The first thing you need to ask an employee who approaches you with a complaint about their immediate supervisor is “Have you talked to them about it?”
You should bring both parties into the conversation and help them understand the problem and come up with a solution together.
➡️ Train managers on how to handle the policy
Informing your employees about the open-door policy is only one part of its successful implementation.
If you’re an executive in an organization, you also need to enable all the managers to appropriately handle the policy.
Assuring employees that they can approach their supervisors with any issues or ideas will backfire disastrously if managers don’t cooperate. It will breed deep distrust and a sense of betrayal.
That’s why it’s important to train your managers on how to respond to any situation their subordinates approach them with.
➡️ Listen attentively and respond promptly
The art of active listening is one all leaders and managers need to master to truly experience all the benefits of an open-door policy.
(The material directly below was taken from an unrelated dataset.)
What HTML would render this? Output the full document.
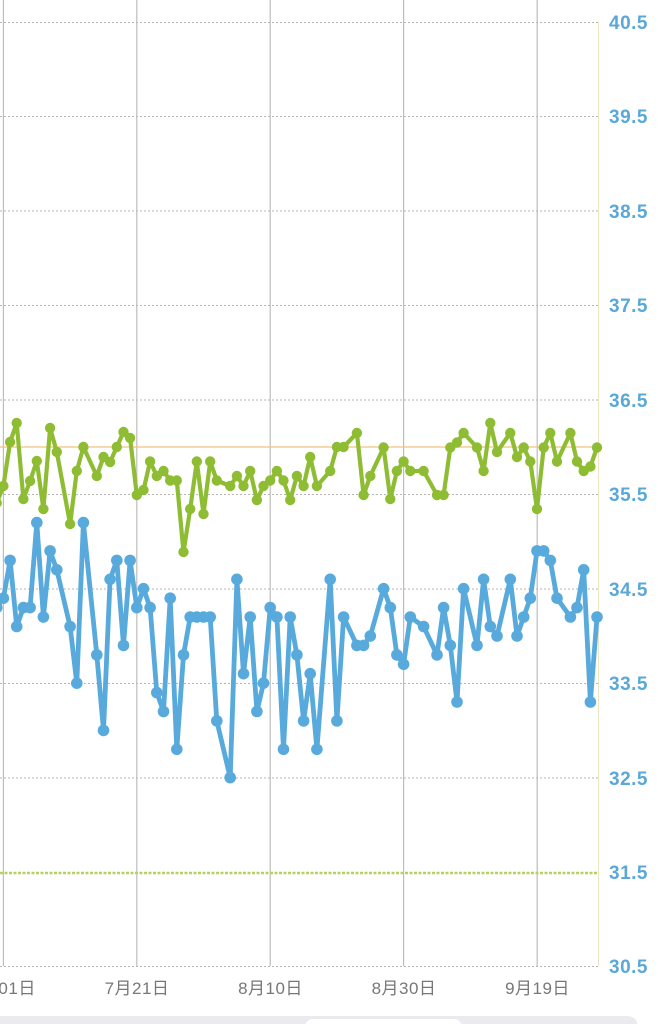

What good is inviting people to speak up if you don’t show genuine interest in what they have to say?
A skilled listener pays attention not only to the content of what is being said, but also to the subtext, verbal, and nonverbal cues. They take the time to reflect on what is being said and conveyed before they respond.
In essence, listening should be a major part of the leadership communication process.
💡 Pumble pro tip
To learn more about different leadership communication styles and get practical tips on how to develop one, visit our blog post on the subject:
Wrapping up: Don’t just leave your door open — invite people in!
So an open-door policy can either go great or terribly wrong — it’s up to you to take all the necessary steps to make it as effective as possible.
The key is to put some effort into encouraging your employees to speak up and working together on figuring out what works best for your team.
We hope our tips can help you create a great two-way communication flow within your team, whether you’re office-bound or remote.